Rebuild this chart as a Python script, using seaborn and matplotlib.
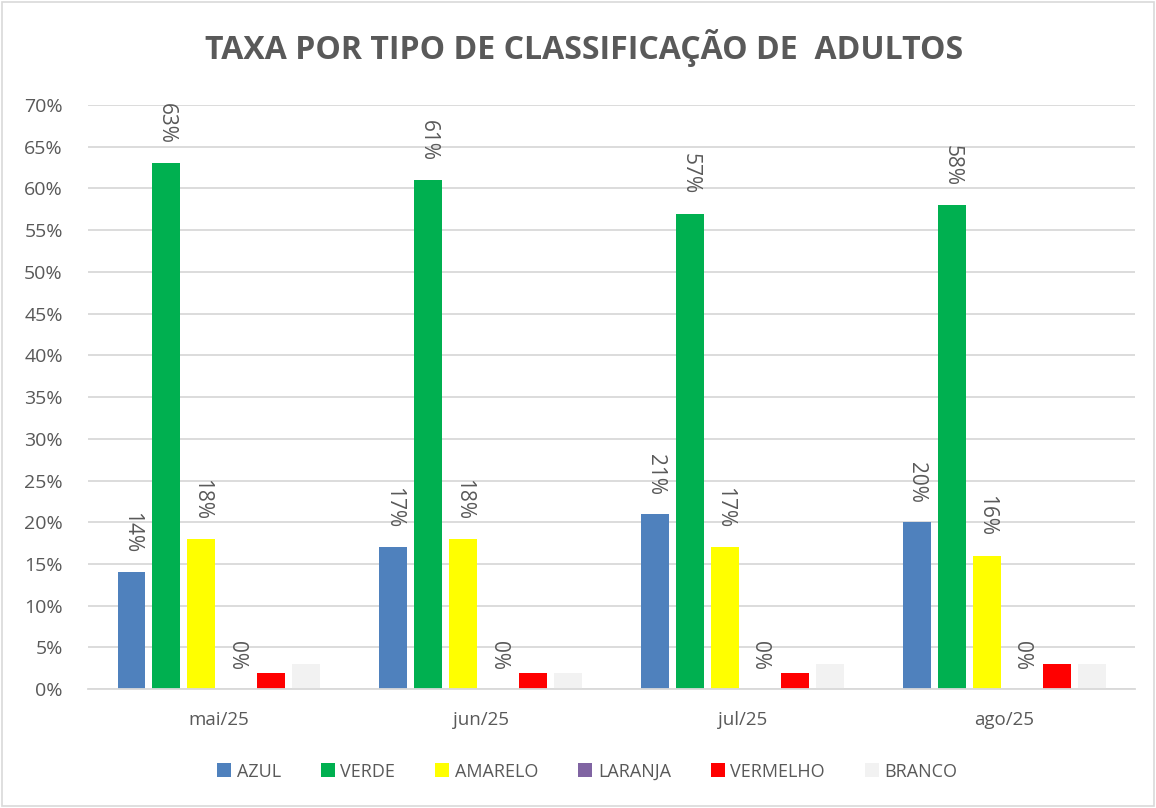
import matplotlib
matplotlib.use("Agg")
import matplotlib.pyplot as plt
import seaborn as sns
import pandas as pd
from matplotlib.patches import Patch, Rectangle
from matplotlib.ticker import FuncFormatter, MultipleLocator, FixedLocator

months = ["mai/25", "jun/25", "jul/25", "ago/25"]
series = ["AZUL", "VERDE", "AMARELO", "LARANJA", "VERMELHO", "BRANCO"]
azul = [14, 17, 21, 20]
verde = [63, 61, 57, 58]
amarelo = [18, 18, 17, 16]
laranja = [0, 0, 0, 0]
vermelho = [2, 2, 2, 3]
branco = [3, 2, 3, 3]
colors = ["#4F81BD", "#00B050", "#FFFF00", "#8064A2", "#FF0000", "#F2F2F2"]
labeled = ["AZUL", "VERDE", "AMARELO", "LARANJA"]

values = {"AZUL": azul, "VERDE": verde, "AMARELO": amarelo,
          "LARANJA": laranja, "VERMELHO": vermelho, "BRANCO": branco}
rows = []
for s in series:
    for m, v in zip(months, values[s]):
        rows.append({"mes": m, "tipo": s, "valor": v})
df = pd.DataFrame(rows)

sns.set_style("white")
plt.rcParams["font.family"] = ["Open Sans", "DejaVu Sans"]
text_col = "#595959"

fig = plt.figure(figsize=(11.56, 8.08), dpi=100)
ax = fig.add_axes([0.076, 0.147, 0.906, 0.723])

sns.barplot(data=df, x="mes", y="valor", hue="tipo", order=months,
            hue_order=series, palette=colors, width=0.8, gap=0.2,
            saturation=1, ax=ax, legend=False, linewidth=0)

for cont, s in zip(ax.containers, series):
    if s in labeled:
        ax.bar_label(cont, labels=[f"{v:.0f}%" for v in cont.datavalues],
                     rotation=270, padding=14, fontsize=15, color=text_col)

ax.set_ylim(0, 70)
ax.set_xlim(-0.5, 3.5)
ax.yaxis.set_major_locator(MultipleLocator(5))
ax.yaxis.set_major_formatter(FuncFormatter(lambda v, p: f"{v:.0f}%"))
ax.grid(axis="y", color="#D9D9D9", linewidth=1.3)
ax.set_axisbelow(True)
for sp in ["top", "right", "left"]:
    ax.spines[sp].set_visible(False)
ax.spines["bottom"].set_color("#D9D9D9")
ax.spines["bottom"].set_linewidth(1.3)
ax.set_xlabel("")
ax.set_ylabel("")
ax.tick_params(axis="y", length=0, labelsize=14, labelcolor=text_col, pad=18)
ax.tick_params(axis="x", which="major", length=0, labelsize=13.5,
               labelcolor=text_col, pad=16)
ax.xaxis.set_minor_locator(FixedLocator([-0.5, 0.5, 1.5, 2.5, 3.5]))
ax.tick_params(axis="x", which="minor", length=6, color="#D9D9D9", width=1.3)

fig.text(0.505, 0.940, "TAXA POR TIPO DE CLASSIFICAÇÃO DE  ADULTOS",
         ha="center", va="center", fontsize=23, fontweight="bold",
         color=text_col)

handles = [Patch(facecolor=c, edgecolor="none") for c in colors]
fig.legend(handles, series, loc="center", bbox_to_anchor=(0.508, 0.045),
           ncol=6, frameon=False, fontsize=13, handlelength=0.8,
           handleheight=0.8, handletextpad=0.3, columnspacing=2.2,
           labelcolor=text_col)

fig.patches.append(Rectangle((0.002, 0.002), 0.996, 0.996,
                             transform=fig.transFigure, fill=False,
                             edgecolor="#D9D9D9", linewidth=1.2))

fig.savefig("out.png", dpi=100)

Written instruction
Take the material above from its first line through the line holding "from matplotlib.ticker import" and set it down exactly, without the pictures.

Correct answer
Rebuild this chart as a Python script, using seaborn and matplotlib.
import matplotlib
matplotlib.use("Agg")
import matplotlib.pyplot as plt
import seaborn as sns
import pandas as pd
from matplotlib.patches import Patch, Rectangle
from matplotlib.ticker import FuncFormatter, MultipleLocator, FixedLocator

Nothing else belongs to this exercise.